PHOTO OF THE MONTH II:

The Paranormal Potato Chip Gallery   Here's something goofy to take your mind off the freaky Amityville photo. I'm not quite sure why this potato chip gallery is considered "paranormal" but I suppose finding a "Hickory Smoked Forefather" in your bag of BBQ chips might be considered a little odd to some.

SITE OF THE MONTH:

Ghosts on Ebaum's World  A lot of the photos here have been around the paranormal block a few times, so to speak, and a few are obviously Photoshopped fakes but this is still well-worth a look...even if it does have the "ghost jumps out at you and screams making you fall out of your chair in shock" video at the very end. Don't say I didn't warn you.

SITE OF THE MONTH II:

 It's 2 for 1 day here at the Weird Files! I can't even begin to explain what's going on at this site and I don't even want to try.
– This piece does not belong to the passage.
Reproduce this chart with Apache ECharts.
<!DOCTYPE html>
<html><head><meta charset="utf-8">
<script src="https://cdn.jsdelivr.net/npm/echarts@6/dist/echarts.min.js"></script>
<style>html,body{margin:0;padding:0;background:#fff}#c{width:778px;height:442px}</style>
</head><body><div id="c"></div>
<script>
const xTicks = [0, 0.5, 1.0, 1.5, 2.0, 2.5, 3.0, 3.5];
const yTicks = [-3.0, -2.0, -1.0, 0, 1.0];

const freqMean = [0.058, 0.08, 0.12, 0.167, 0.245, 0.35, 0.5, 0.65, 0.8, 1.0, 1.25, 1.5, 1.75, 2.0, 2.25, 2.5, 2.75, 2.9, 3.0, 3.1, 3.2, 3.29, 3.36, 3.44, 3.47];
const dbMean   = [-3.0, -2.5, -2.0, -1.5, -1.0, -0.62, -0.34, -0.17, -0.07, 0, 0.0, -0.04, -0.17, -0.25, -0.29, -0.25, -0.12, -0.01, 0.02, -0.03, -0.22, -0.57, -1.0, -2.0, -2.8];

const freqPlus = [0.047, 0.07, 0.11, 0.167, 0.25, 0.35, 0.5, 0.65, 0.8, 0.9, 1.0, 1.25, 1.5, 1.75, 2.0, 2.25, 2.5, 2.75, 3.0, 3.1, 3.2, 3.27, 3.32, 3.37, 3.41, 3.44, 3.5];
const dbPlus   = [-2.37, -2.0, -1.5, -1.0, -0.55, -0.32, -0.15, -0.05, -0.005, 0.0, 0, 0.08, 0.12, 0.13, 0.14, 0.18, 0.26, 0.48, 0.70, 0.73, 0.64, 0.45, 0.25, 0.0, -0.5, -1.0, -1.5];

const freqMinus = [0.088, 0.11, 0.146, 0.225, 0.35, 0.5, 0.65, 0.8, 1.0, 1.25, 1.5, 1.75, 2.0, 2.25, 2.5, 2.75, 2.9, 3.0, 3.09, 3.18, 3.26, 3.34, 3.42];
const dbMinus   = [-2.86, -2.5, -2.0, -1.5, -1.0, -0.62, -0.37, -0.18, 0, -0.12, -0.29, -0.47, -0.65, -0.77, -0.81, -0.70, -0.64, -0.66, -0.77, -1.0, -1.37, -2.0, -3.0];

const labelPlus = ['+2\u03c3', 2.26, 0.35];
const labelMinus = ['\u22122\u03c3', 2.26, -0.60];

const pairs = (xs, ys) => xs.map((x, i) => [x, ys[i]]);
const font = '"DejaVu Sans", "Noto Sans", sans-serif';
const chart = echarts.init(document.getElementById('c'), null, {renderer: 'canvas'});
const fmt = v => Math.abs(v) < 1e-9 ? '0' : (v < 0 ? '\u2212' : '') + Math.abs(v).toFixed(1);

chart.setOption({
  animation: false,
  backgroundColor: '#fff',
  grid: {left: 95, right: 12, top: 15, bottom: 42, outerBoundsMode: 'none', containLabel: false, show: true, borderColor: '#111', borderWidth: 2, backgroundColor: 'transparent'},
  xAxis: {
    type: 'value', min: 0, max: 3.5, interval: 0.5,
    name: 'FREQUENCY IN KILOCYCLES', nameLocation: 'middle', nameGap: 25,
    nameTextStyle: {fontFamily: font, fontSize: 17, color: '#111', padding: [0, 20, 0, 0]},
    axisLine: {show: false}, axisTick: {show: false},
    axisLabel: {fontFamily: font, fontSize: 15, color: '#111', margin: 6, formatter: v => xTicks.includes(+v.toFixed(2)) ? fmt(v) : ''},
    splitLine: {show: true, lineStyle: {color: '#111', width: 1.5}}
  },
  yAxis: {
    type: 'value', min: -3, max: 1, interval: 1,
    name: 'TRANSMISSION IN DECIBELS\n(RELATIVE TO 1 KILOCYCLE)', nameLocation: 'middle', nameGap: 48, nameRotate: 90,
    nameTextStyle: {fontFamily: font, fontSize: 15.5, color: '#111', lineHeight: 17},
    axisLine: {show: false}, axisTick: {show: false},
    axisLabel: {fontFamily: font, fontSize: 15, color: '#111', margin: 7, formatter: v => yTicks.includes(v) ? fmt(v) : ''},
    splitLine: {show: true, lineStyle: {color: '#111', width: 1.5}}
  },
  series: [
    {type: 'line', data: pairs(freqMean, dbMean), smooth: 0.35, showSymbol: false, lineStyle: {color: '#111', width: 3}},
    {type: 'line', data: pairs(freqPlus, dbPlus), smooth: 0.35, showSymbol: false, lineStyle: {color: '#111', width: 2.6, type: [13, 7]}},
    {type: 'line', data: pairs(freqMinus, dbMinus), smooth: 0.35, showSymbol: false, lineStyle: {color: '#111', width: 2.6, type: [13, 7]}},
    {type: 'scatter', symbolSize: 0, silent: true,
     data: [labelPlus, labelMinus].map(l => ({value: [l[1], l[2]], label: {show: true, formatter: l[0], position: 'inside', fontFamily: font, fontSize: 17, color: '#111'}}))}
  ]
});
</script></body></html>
 ABSOLUTELY INSANE EBAY AUCTION OF THE MONTH:

There are a few things in this world that should be neither motorized or animatronic. This would be one of those things. Honestly, I find this just as disturbing as the Amityville ghost photo above.

AbSOLUTELY INSANE EBAY AUCTION OF THE MONTH II:

 Ghost in a bottle  A "genuine" ghost in a bottle, that is. Don't be fooled by the fake imitations that look (and are described) exactly like this one. This one is the real deal! It's interesting to note that apparently Michael Jackson is bidding on this. You can provide your own joke here.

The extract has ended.